──────── INFORMATION PROVIDED ────────
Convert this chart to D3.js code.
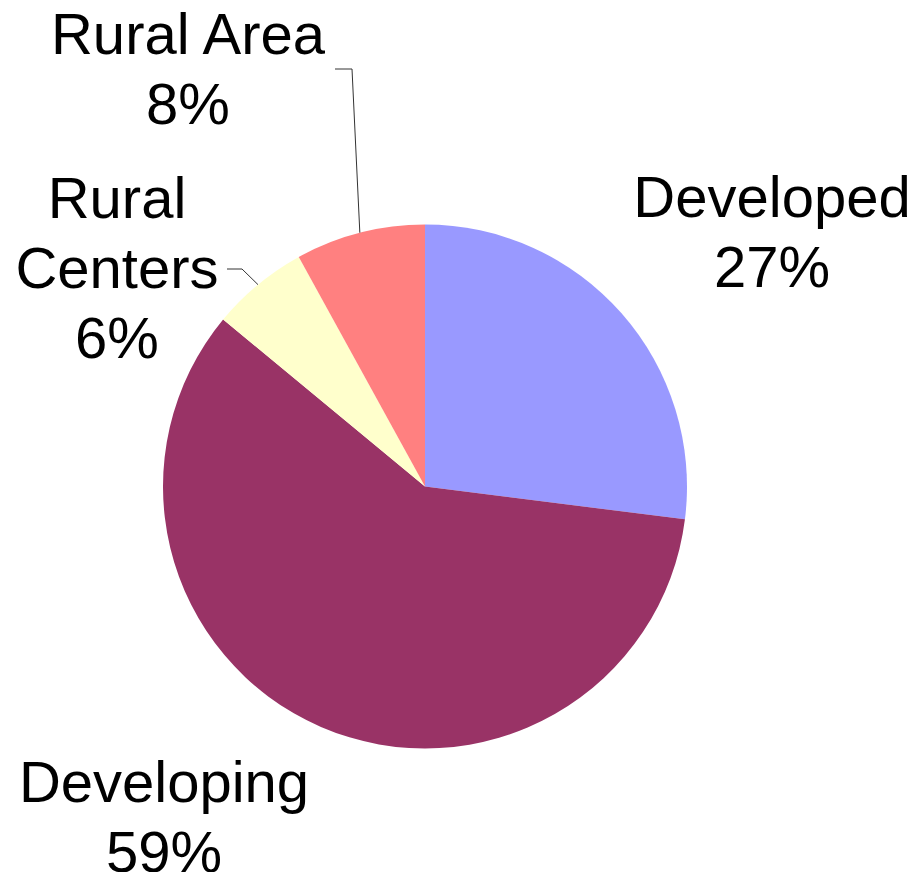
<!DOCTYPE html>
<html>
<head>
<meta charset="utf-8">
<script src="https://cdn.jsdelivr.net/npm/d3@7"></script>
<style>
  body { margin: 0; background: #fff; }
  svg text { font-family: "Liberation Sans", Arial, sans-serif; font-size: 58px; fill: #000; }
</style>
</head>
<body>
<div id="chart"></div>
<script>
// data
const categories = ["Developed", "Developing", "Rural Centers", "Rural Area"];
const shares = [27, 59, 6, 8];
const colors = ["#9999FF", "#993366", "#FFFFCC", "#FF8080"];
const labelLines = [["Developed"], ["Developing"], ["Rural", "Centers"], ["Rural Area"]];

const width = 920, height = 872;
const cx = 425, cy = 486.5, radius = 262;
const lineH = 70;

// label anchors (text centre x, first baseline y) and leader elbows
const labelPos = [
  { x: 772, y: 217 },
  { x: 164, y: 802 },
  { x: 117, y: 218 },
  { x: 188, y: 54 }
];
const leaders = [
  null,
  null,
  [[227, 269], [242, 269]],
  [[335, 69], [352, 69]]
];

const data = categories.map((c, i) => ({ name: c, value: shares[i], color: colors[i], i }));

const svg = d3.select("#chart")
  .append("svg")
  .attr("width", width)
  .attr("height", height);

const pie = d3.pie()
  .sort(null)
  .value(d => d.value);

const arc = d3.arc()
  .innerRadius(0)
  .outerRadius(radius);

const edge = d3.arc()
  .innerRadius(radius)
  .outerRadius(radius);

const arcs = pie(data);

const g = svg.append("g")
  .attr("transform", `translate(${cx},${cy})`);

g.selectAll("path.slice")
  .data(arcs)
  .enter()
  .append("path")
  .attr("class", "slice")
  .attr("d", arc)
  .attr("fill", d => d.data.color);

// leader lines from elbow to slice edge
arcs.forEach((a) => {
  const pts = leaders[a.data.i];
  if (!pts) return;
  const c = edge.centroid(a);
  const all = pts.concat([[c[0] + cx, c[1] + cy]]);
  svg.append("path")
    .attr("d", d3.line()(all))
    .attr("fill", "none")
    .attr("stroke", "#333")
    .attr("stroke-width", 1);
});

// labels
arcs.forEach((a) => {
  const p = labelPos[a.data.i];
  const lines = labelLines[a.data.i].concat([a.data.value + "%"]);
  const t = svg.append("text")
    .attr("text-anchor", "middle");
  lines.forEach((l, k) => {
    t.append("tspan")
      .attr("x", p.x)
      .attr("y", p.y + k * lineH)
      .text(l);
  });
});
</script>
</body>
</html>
────────
Images should not appear in the copy; retype the listing above exactly.

Convert this chart to D3.js code.
<!DOCTYPE html>
<html>
<head>
<meta charset="utf-8">
<script src="https://cdn.jsdelivr.net/npm/d3@7"></script>
<style>
  body { margin: 0; background: #fff; }
  svg text { font-family: "Liberation Sans", Arial, sans-serif; font-size: 58px; fill: #000; }
</style>
</head>
<body>
<div id="chart"></div>
<script>
// data
const categories = ["Developed", "Developing", "Rural Centers", "Rural Area"];
const shares = [27, 59, 6, 8];
const colors = ["#9999FF", "#993366", "#FFFFCC", "#FF8080"];
const labelLines = [["Developed"], ["Developing"], ["Rural", "Centers"], ["Rural Area"]];

const width = 920, height = 872;
const cx = 425, cy = 486.5, radius = 262;
const lineH = 70;

// label anchors (text centre x, first baseline y) and leader elbows
const labelPos = [
  { x: 772, y: 217 },
  { x: 164, y: 802 },
  { x: 117, y: 218 },
  { x: 188, y: 54 }
];
const leaders = [
  null,
  null,
  [[227, 269], [242, 269]],
  [[335, 69], [352, 69]]
];

const data = categories.map((c, i) => ({ name: c, value: shares[i], color: colors[i], i }));

const svg = d3.select("#chart")
  .append("svg")
  .attr("width", width)
  .attr("height", height);

const pie = d3.pie()
  .sort(null)
  .value(d => d.value);

const arc = d3.arc()
  .innerRadius(0)
  .outerRadius(radius);

const edge = d3.arc()
  .innerRadius(radius)
  .outerRadius(radius);

const arcs = pie(data);

const g = svg.append("g")
  .attr("transform", `translate(${cx},${cy})`);

g.selectAll("path.slice")
  .data(arcs)
  .enter()
  .append("path")
  .attr("class", "slice")
  .attr("d", arc)
  .attr("fill", d => d.data.color);

// leader lines from elbow to slice edge
arcs.forEach((a) => {
  const pts = leaders[a.data.i];
  if (!pts) return;
  const c = edge.centroid(a);
  const all = pts.concat([[c[0] + cx, c[1] + cy]]);
  svg.append("path")
    .attr("d", d3.line()(all))
    .attr("fill", "none")
    .attr("stroke", "#333")
    .attr("stroke-width", 1);
});

// labels
arcs.forEach((a) => {
  const p = labelPos[a.data.i];
  const lines = labelLines[a.data.i].concat([a.data.value + "%"]);
  const t = svg.append("text")
    .attr("text-anchor", "middle");
  lines.forEach((l, k) => {
    t.append("tspan")
      .attr("x", p.x)
      .attr("y", p.y + k * lineH)
      .text(l);
  });
});
</script>
</body>
</html>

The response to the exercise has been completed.